▶ _Exercise_:
How many lines in these records hold the string "page"? Reply with the number alone.
--- --- ---
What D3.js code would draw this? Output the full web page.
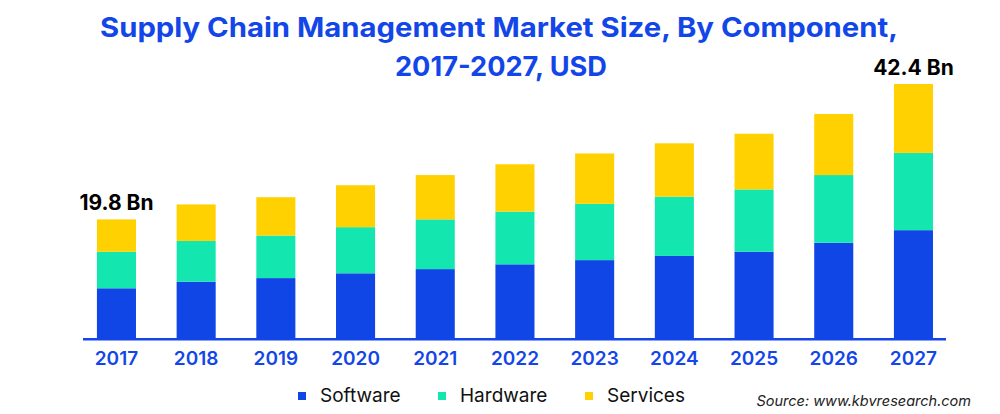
<!DOCTYPE html>
<html>
<head>
<meta charset="utf-8">
<script src="https://cdn.jsdelivr.net/npm/d3@7"></script>
<style>
  body { margin: 0; background: #fff; }
  svg { display: block; font-family: Inter, "Noto Sans", sans-serif; }
</style>
</head>
<body>
<div id="chart"></div>
<script>
// data (USD Bn)
const years = ["2017", "2018", "2019", "2020", "2021", "2022", "2023", "2024", "2025", "2026", "2027"];
const software = [8.3, 9.4, 10.0, 10.8, 11.5, 12.3, 13.0, 13.7, 14.4, 15.9, 18.0];
const hardware = [6.1, 6.8, 7.1, 7.7, 8.3, 8.8, 9.4, 9.9, 10.4, 11.3, 12.9];
const services = [5.4, 6.1, 6.4, 7.0, 7.4, 7.9, 8.4, 8.9, 9.3, 10.2, 11.5];
const seriesNames = ["Software", "Hardware", "Services"];
const colors = ["#1045e6", "#14e6b0", "#ffd100"];
const totalLabels = { "2017": "19.8 Bn", "2027": "42.4 Bn" };

const width = 1000, height = 414;
const blue = "#1346e8";

const rows = years.map((y, i) => ({
  year: y, Software: software[i], Hardware: hardware[i], Services: services[i]
}));
const stacked = d3.stack().keys(seriesNames)(rows);

const x = d3.scaleBand()
  .domain(years)
  .range([76.6, 953.3])
  .paddingInner(0.51)
  .paddingOuter(0.255);

const y = d3.scaleLinear()
  .domain([0, 42.4])
  .range([338, 84]);

const svg = d3.select("#chart").append("svg")
  .attr("width", width)
  .attr("height", height)
  .attr("viewBox", [0, 0, width, height]);

// title
const title = svg.append("g")
  .attr("fill", blue)
  .attr("font-weight", 700)
  .attr("font-size", 27)
  .attr("text-anchor", "middle");
title.append("text")
  .attr("x", 499).attr("y", 36.7)
  .attr("textLength", 798).attr("lengthAdjust", "spacingAndGlyphs")
  .text("Supply Chain Management Market Size, By Component,");
title.append("text")
  .attr("x", 501).attr("y", 76)
  .attr("textLength", 212).attr("lengthAdjust", "spacingAndGlyphs")
  .text("2017-2027, USD");

// bars
svg.append("g")
  .selectAll("g")
  .data(stacked)
  .join("g")
  .attr("fill", (d, i) => colors[i])
  .selectAll("rect")
  .data(d => d)
  .join("rect")
  .attr("x", d => x(d.data.year))
  .attr("y", d => y(d[1]))
  .attr("height", d => y(d[0]) - y(d[1]))
  .attr("width", x.bandwidth());

// baseline
svg.append("line")
  .attr("x1", 83).attr("x2", 946)
  .attr("y1", 339.2).attr("y2", 339.2)
  .attr("stroke", blue)
  .attr("stroke-width", 2.6);

// x axis labels
const xAxis = svg.append("g")
  .attr("transform", "translate(0,338)")
  .call(d3.axisBottom(x).tickSize(0).tickPadding(14));
xAxis.select(".domain").remove();
xAxis.selectAll("text")
  .attr("font-family", "Inter, sans-serif")
  .attr("font-size", 19)
  .attr("font-weight", 600)
  .attr("fill", blue);

// total labels
const last = stacked[stacked.length - 1];
svg.append("g")
  .selectAll("text")
  .data(last.filter(d => totalLabels[d.data.year]))
  .join("text")
  .attr("x", d => x(d.data.year) + x.bandwidth() / 2)
  .attr("y", d => y(d[1]) - 9.5)
  .attr("text-anchor", "middle")
  .attr("font-size", 21)
  .attr("font-weight", 700)
  .attr("fill", "#000")
  .text(d => totalLabels[d.data.year]);

// legend
const legendX = [298, 438, 585];
const legend = svg.append("g")
  .selectAll("g")
  .data(seriesNames)
  .join("g")
  .attr("transform", (d, i) => `translate(${legendX[i]},392)`);
legend.append("rect")
  .attr("width", 8).attr("height", 8)
  .attr("fill", (d, i) => colors[i]);
legend.append("text")
  .attr("x", 22).attr("y", 9.7)
  .attr("font-size", 19)
  .attr("fill", "#111")
  .text(d => d);

// source
svg.append("text")
  .attr("x", 971).attr("y", 405.7)
  .attr("text-anchor", "end")
  .attr("font-size", 14.5)
  .attr("font-style", "italic")
  .attr("fill", "#222")
  .text("Source: www.kbvresearch.com");
</script>
</body>
</html>
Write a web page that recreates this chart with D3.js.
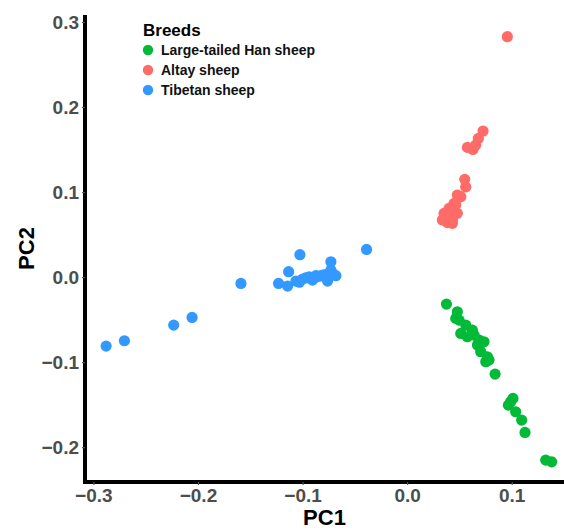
<!DOCTYPE html>
<html>
<head>
<meta charset="UTF-8">
<title>PCA</title>
<style>
  body { margin: 0; background: #fff; }
  text { font-family: "Liberation Sans", Arial, sans-serif; }
</style>
</head>
<body>
<div id="chart"></div>
<script src="https://d3js.org/d3.v7.min.js"></script>
<script>
// breeds, in legend order
var breeds = ["Large-tailed Han sheep", "Altay sheep", "Tibetan sheep"];
var colors = ["#00ba38", "#ff6b67", "#3399ff"];

// Large-tailed Han sheep
var hanPC1 = [0.0376, 0.048, 0.0465, 0.0497, 0.0561, 0.0513, 0.0576, 0.0624, 0.064, 0.0688, 0.0735, 0.0672,
              0.0704, 0.0767, 0.0752, 0.0783, 0.0841, 0.1012, 0.099, 0.0968, 0.1038, 0.1095, 0.1127, 0.1325, 0.1382];
var hanPC2 = [-0.0318, -0.0408, -0.0486, -0.0506, -0.0565, -0.0663, -0.0702, -0.0624, -0.0682, -0.0741, -0.0761, -0.08,
              -0.0878, -0.0937, -0.0996, -0.0976, -0.1141, -0.1427, -0.1467, -0.1506, -0.1584, -0.1682, -0.1827, -0.2153, -0.2173];

// Altay sheep
var altayPC1 = [0.0958, 0.0726, 0.0681, 0.0656, 0.0576, 0.063, 0.0551, 0.056, 0.048, 0.0513, 0.0449, 0.048,
                0.0417, 0.0433, 0.0369, 0.0401, 0.0353, 0.0337, 0.0433, 0.0417, 0.0385, 0.0465];
var altayPC2 = [0.2827, 0.1718, 0.1631, 0.1553, 0.1525, 0.150, 0.1149, 0.106, 0.0965, 0.0945, 0.0867, 0.075,
                0.0788, 0.0632, 0.0709, 0.0808, 0.0749, 0.0671, 0.0671, 0.0700, 0.0640, 0.0850];

// Tibetan sheep
var tibPC1 = [-0.2878, -0.2703, -0.2232, -0.2056, -0.1589, -0.0388, -0.1025, -0.1133, -0.1229, -0.1143,
              -0.1063, -0.1, -0.0936, -0.0905, -0.0872, -0.0840, -0.0809, -0.0761, -0.0729, -0.0729, -0.0681,
              -0.0710, -0.0970, -0.0880, -0.0780, -0.1030];
var tibPC2 = [-0.0812, -0.0749, -0.0565, -0.0475, -0.0075, 0.0325, 0.0263, 0.0063, -0.0075, -0.0106,
              -0.0047, -0.0024, 0.0004, -0.0035, 0.0016, 0.0010, 0.0024, -0.0047, 0.018, 0.0082, 0.0016,
              0.0040, -0.0010, -0.0005, 0.0030, -0.0060];

var xTicks = [-0.3, -0.2, -0.1, 0.0, 0.1];
var yTicks = [-0.2, -0.1, 0.0, 0.1, 0.2, 0.3];

var width = 564, height = 531;
var margin = { top: 15, right: 0, bottom: 49, left: 85 };

var groups = [
  { name: breeds[0], color: colors[0], xs: hanPC1, ys: hanPC2 },
  { name: breeds[1], color: colors[1], xs: altayPC1, ys: altayPC2 },
  { name: breeds[2], color: colors[2], xs: tibPC1, ys: tibPC2 }
];

var svg = d3.select("#chart").append("svg")
  .attr("width", width)
  .attr("height", height);

var x = d3.scaleLinear().domain([-0.308, 0.150]).range([margin.left, width - margin.right]);
var y = d3.scaleLinear().domain([-0.241, 0.3082]).range([height - margin.bottom, margin.top]);

// points, drawn from the back (Tibetan) to front (Han)
groups.slice().reverse().forEach(function(g) {
  svg.append("g").selectAll("circle")
    .data(d3.range(g.xs.length))
    .join("circle")
    .attr("cx", function(i) { return x(g.xs[i]); })
    .attr("cy", function(i) { return y(g.ys[i]); })
    .attr("r", 5.6)
    .attr("fill", g.color);
});

// axes
var xAxis = svg.append("g")
  .attr("transform", "translate(0," + (height - margin.bottom) + ")")
  .call(d3.axisBottom(x).tickValues(xTicks).tickFormat(d3.format(".1f")).tickSize(3).tickPadding(4));
var yAxis = svg.append("g")
  .attr("transform", "translate(" + margin.left + ",0)")
  .call(d3.axisLeft(y).tickValues(yTicks).tickFormat(d3.format(".1f")).tickSize(3).tickPadding(3));

[xAxis, yAxis].forEach(function(a) {
  a.select(".domain").attr("stroke", "#000").attr("stroke-width", 4);
  a.selectAll(".tick line").attr("stroke", "#555").attr("stroke-width", 1.2);
  a.selectAll(".tick text")
    .attr("fill", "#4d4d4d")
    .style("font-size", "19px")
    .style("font-weight", "bold");
});
xAxis.select(".domain").attr("d", "M" + (margin.left - 2) + ",0H" + width);
yAxis.select(".domain").attr("d", "M0," + margin.top + "V" + (height - margin.bottom + 2));

// axis titles
svg.append("text")
  .attr("x", (margin.left + width) / 2)
  .attr("y", 525)
  .attr("text-anchor", "middle")
  .style("font-size", "22px")
  .style("font-weight", "bold")
  .text("PC1");

svg.append("text")
  .attr("transform", "translate(34," + ((margin.top + height - margin.bottom) / 2) + ") rotate(-90)")
  .attr("text-anchor", "middle")
  .style("font-size", "22px")
  .style("font-weight", "bold")
  .text("PC2");

// legend
var legend = svg.append("g").attr("transform", "translate(143,0)");
legend.append("text")
  .attr("x", 0)
  .attr("y", 36)
  .style("font-size", "17px")
  .style("font-weight", "bold")
  .text("Breeds");

var item = legend.selectAll(".item")
  .data(groups)
  .join("g")
  .attr("class", "item")
  .attr("transform", function(d, i) { return "translate(0," + (50 + i * 20) + ")"; });
item.append("circle")
  .attr("cx", 5)
  .attr("cy", 0)
  .attr("r", 5.2)
  .attr("fill", function(d) { return d.color; });
item.append("text")
  .attr("x", 18)
  .attr("y", 5)
  .style("font-size", "14px")
  .style("font-weight", "bold")
  .attr("fill", "#111")
  .text(function(d) { return d.name; });
</script>
</body>
</html>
--- --- ---
▶ _Response for this exercise_:
2